Emotions are simple messengers and yet sometimes we cling to them, to our own emotions and those of others, as if they defined us. Nowadays, there’s a lot of talk about the importance of learning to manage emotions. Sure, let us not start handing out anger for free, but what if our emotions helped us understand who we are and what we need to be well? In other words, what feels good gives us pleasure, and what feels bad causes discomfort, basic codes for understanding what lies behind a particular emotion. And yet I think most of us ignore this simple truth all the time. And if we overlook our most basic emotions, what about everything else?

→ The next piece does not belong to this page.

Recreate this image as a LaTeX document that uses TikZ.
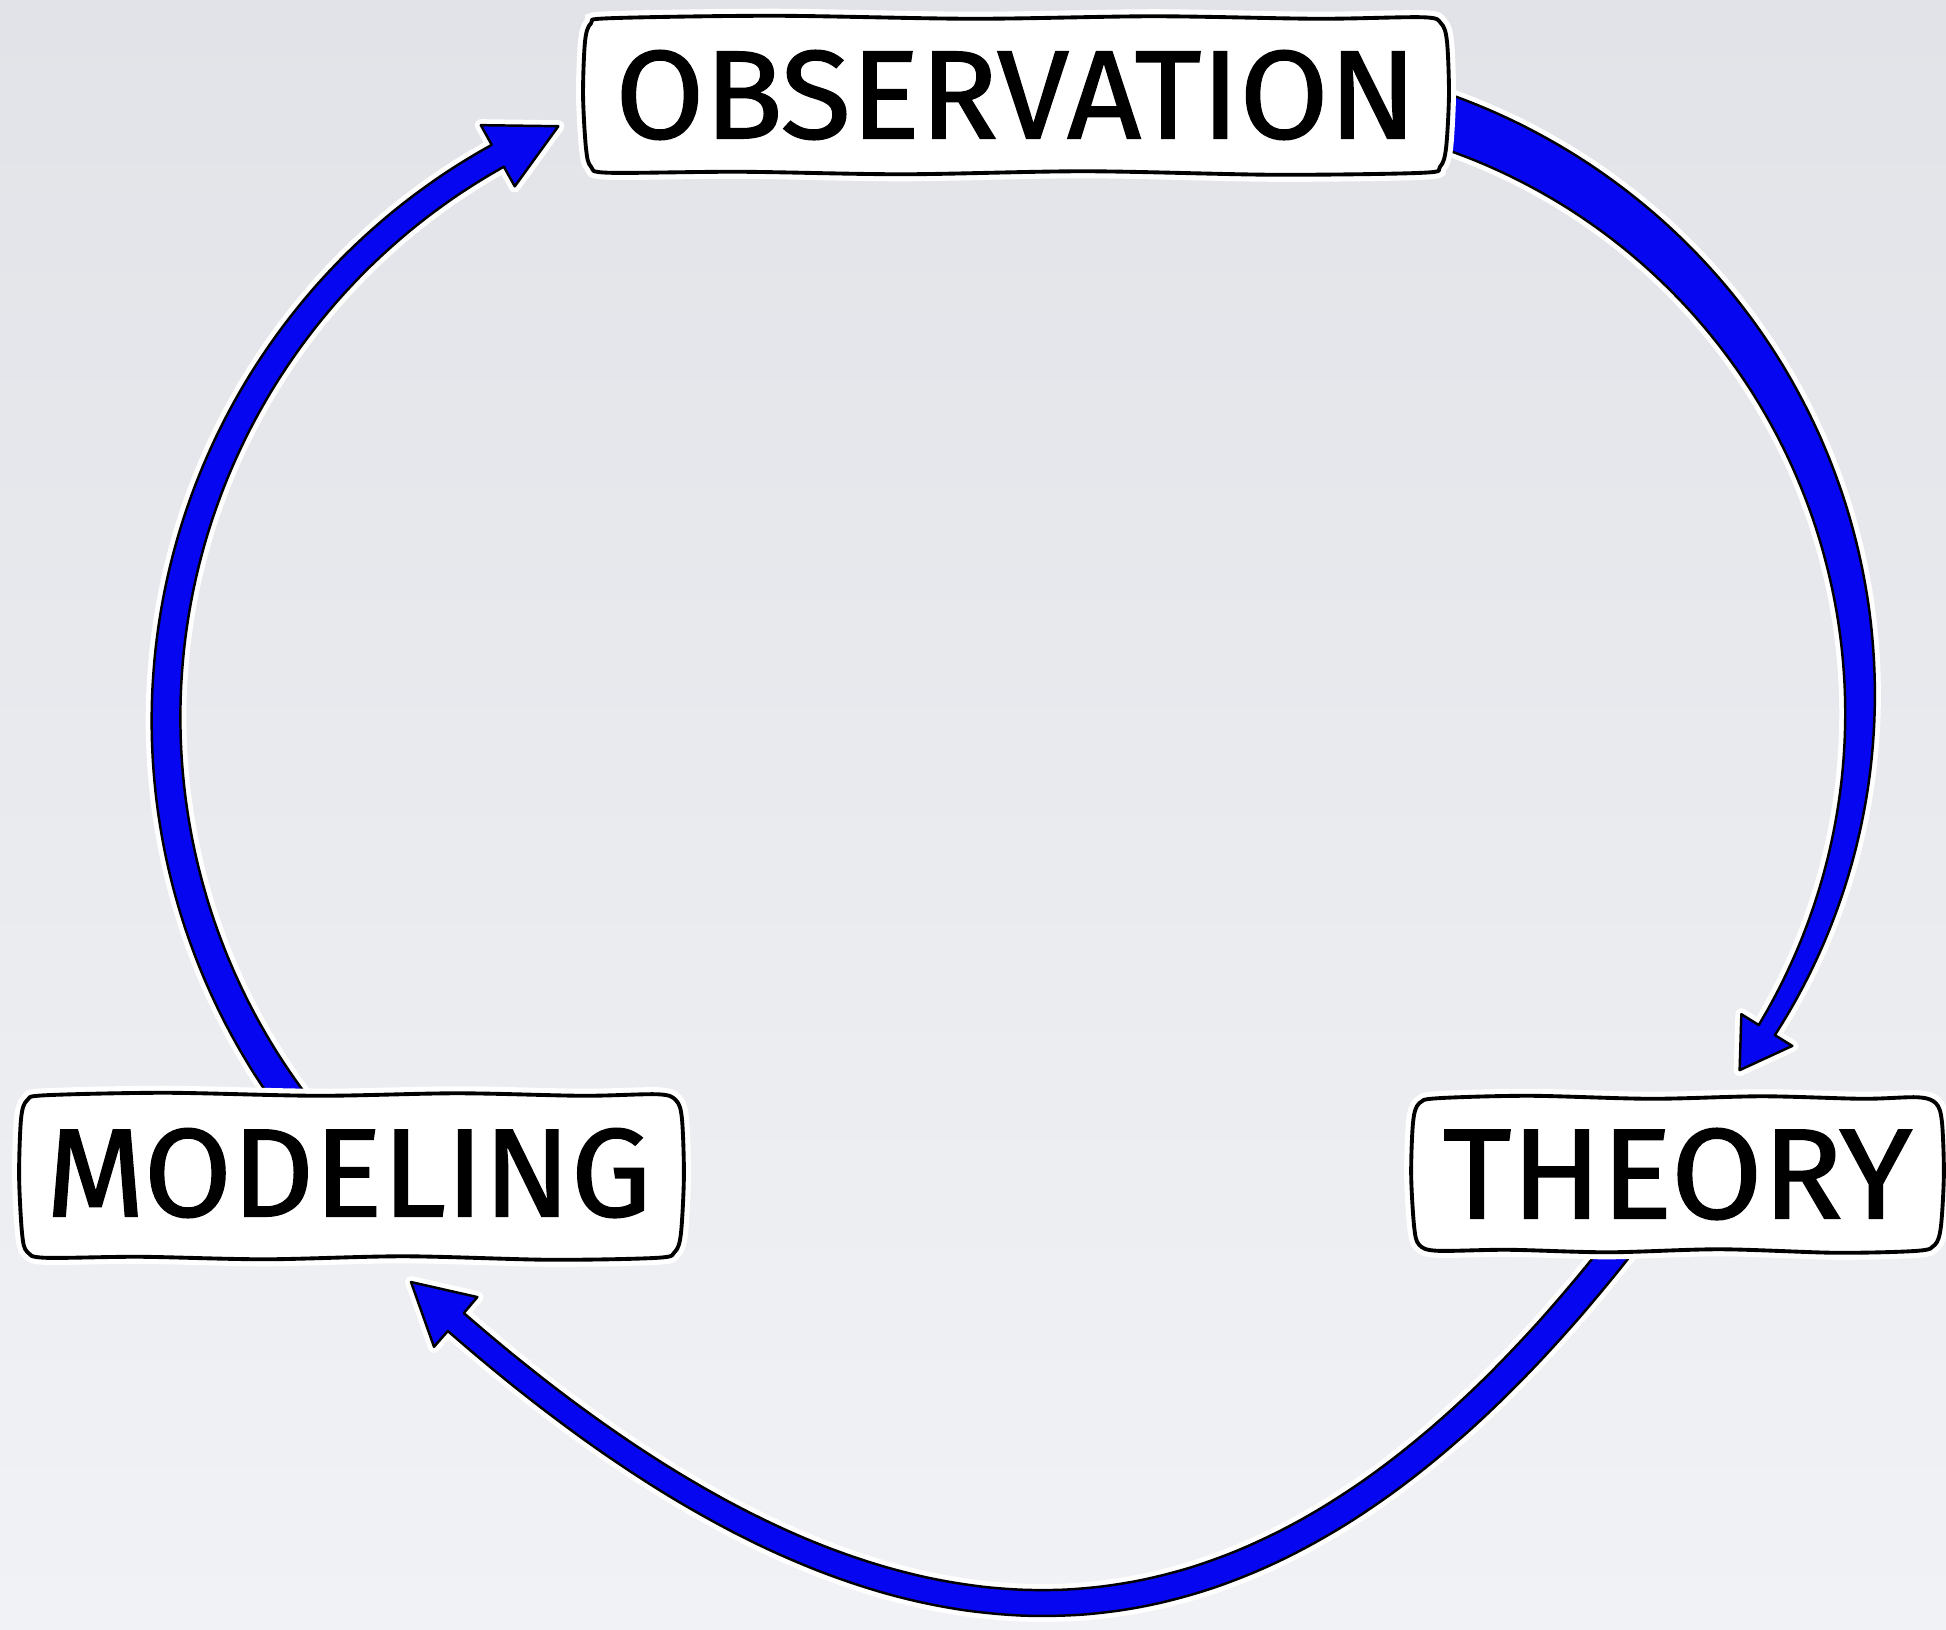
\documentclass[tikz,border=0pt]{standalone}
\usepackage{fontspec}
\usepackage{graphicx}
\usetikzlibrary{calc}
\newfontfamily\labfont{Fira Sans}[FakeBold=1.2]
\definecolor{bgtop}{RGB}{225,227,232}
\definecolor{bgbot}{RGB}{241,242,245}
\definecolor{arrowblue}{RGB}{6,6,240}
% tapered arrow along a circular arc:
% #1,#2 centre, #3 radius, #4 start angle, #5 angle of head base, #6 angle of tip,
% #7 half width at start, #8 half width at head, #9 half width of the head
\newcommand\taperarc[9]{%
  \draw[flow]
    plot[smooth, domain=#4:#5, samples=60]
      ({#1+(#3+((#7)+((#8)-(#7))*(\x-(#4))/((#5)-(#4))))*cos(\x)},
       {#2+(#3+((#7)+((#8)-(#7))*(\x-(#4))/((#5)-(#4))))*sin(\x)})
    -- ({#1+(#3+#9)*cos(#5)}, {#2+(#3+#9)*sin(#5)})
    -- ({#1+#3*cos(#6)}, {#2+#3*sin(#6)})
    -- ({#1+(#3-#9)*cos(#5)}, {#2+(#3-#9)*sin(#5)})
    -- plot[smooth, domain=#4:#5, samples=60]
      ({#1+(#3-((#7)+((#8)-(#7))*((#5)-\x)/((#5)-(#4))))*cos((#4)+(#5)-\x)},
       {#2+(#3-((#7)+((#8)-(#7))*((#5)-\x)/((#5)-(#4))))*sin((#4)+(#5)-\x)})
    -- cycle;}
% tapered arrow along a cubic Bezier P0..P3 (tip at P3), values set in macros
\newcommand\taperbez{%
  \draw[flow, declare function={
      bx(\t)=(1-\t)^3*\PAx+3*(1-\t)^2*\t*\PBx+3*(1-\t)*\t^2*\PCx+\t^3*\PDx;
      by(\t)=(1-\t)^3*\PAy+3*(1-\t)^2*\t*\PBy+3*(1-\t)*\t^2*\PCy+\t^3*\PDy;
      bdx(\t)=3*(1-\t)^2*(\PBx-\PAx)+6*(1-\t)*\t*(\PCx-\PBx)+3*\t^2*(\PDx-\PCx);
      bdy(\t)=3*(1-\t)^2*(\PBy-\PAy)+6*(1-\t)*\t*(\PCy-\PBy)+3*\t^2*(\PDy-\PCy);
      bang(\t)=atan2(bdy(\t),bdx(\t));
      bw(\t)=\wS+(\wE-\wS)*\t/\tB;}]
    plot[smooth, domain=0:\tB, samples=60, variable=\t]
      ({bx(\t)-bw(\t)*sin(bang(\t))}, {by(\t)+bw(\t)*cos(bang(\t))})
    -- ({bx(\tB)-\wH*sin(bang(\tB))}, {by(\tB)+\wH*cos(bang(\tB))})
    -- (\PDx,\PDy)
    -- ({bx(\tB)+\wH*sin(bang(\tB))}, {by(\tB)-\wH*cos(bang(\tB))})
    -- plot[smooth, domain=0:\tB, samples=60, variable=\t]
      ({bx(\tB-\t)+bw(\tB-\t)*sin(bang(\tB-\t))}, {by(\tB-\t)-bw(\tB-\t)*cos(bang(\tB-\t))})
    -- cycle;}
% hand-drawn looking outline round a placement node
\newcommand\handbox[1]{%
  \coordinate (#1p1) at ($(#1.north west)+(24,1)$);
  \coordinate (#1p2) at ($(#1.north west)!0.22!(#1.north east)+(0,-1.5)$);
  \coordinate (#1p3) at ($(#1.north west)!0.45!(#1.north east)+(0,1.5)$);
  \coordinate (#1p4) at ($(#1.north west)!0.66!(#1.north east)+(0,-1)$);
  \coordinate (#1p5) at ($(#1.north west)!0.85!(#1.north east)+(0,1.5)$);
  \coordinate (#1p6) at ($(#1.north east)+(-24,0)$);
  \coordinate (#1p6a) at ($(#1.north east)+(-6,6)$);
  \coordinate (#1p7) at ($(#1.north east)+(0,24)$);
  \coordinate (#1p8) at ($(#1.east)+(2,0)$);
  \coordinate (#1p9) at ($(#1.south east)+(-1,-24)$);
  \coordinate (#1p9a) at ($(#1.south east)+(-7,-6)$);
  \coordinate (#1p10) at ($(#1.south east)+(-24,0)$);
  \coordinate (#1p11) at ($(#1.south east)!0.2!(#1.south west)+(0,2)$);
  \coordinate (#1p12) at ($(#1.south east)!0.42!(#1.south west)+(0,-1.5)$);
  \coordinate (#1p13) at ($(#1.south east)!0.63!(#1.south west)+(0,1.5)$);
  \coordinate (#1p14) at ($(#1.south east)!0.82!(#1.south west)+(0,-1)$);
  \coordinate (#1p15) at ($(#1.south west)+(24,0)$);
  \coordinate (#1p15a) at ($(#1.south west)+(6,-6)$);
  \coordinate (#1p16) at ($(#1.south west)+(1,-24)$);
  \coordinate (#1p17) at ($(#1.west)+(-2,0)$);
  \coordinate (#1p18) at ($(#1.north west)+(0,24)$);
  \coordinate (#1p18a) at ($(#1.north west)+(6,6)$);
  \draw[boxline] plot[smooth cycle, tension=0.5] coordinates {(#1p1) (#1p2) (#1p3) (#1p4) (#1p5) (#1p6) (#1p6a)
    (#1p7) (#1p8) (#1p9) (#1p9a) (#1p10) (#1p11) (#1p12) (#1p13) (#1p14) (#1p15) (#1p15a) (#1p16) (#1p17) (#1p18) (#1p18a)};}
\tikzset{
  boxline/.style={draw=black, line width=1.1pt, fill=white, line join=round,
    preaction={draw=white, line width=4pt}},
  flow/.style={fill=arrowblue, draw=black, line width=0.7pt, line join=round,
    preaction={draw=white, line width=3.4pt, line join=round}},
  place/.style={inner sep=0pt},
}
\begin{document}
\begin{tikzpicture}[x=0.01cm, y=-0.01cm]
\useasboundingbox (0,0) rectangle (1946,1629);
\shade[top color=bgtop, bottom color=bgbot] (0,0) rectangle (1946,1629);

% placement nodes; outlines and texts are drawn on top of the arrows at the end
\node[place, minimum width=8.6cm, minimum height=1.54cm] (obs) at (1016,95) {};
\node[place, minimum width=6.59cm, minimum height=1.62cm] (model) at (351.5,1176) {};
\node[place, minimum width=5.27cm, minimum height=1.52cm] (theory) at (1677.5,1174) {};

% observation -> theory
\taperarc{1243}{704}{617}{-73}{31.9}{36.4}{27}{9.5}{30}
% theory -> modeling
\def\PAx{1625}\def\PAy{1240}
\def\PBx{1250}\def\PBy{1722}
\def\PCx{880}\def\PCy{1712}
\def\PDx{411}\def\PDy{1282}
\def\wS{14}\def\wE{12}\def\wH{33}\def\tB{0.968}
\taperbez
% modeling -> observation
\taperarc{810}{719}{644}{143}{241}{247}{15.5}{12.5}{35}

% boxes on top
\handbox{obs}
\handbox{model}
\handbox{theory}
\node[place] (obstext) at (obs) {\resizebox{8.01cm}{0.88cm}{\labfont OBSERVATION}};
\node[place] (modtext) at ($(model)+(-3,-3)$) {\resizebox{6.05cm}{0.88cm}{\labfont MODELING}};
\node[place] (theotext) at (theory) {\resizebox{4.69cm}{0.90cm}{\labfont THEORY}};
\end{tikzpicture}
\end{document}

I would like to see a dedicated time slot in our homes, a subject at school and compulsory training in the workplace entitled Emotional Education. In this subject, we would learn to listen to and get to know our emotions; to see not only black and white, but also grey and, perhaps, green, blue and even purple; we would deconstruct deep-rooted beliefs; and we would strip ourselves of orders and expectations. In this discipline, we would learn to look inwards. In this course, we would learn to answer and ask: who are you? After this initial training course, we would do others: We would learn about who we want to be and what we want to do when we grow up. We would learn how to make our own way, how to tread with our own footsteps, desires and wishes. In this discipline, we would learn to be.

Can you imagine a life where we could be exactly who we were meant to be?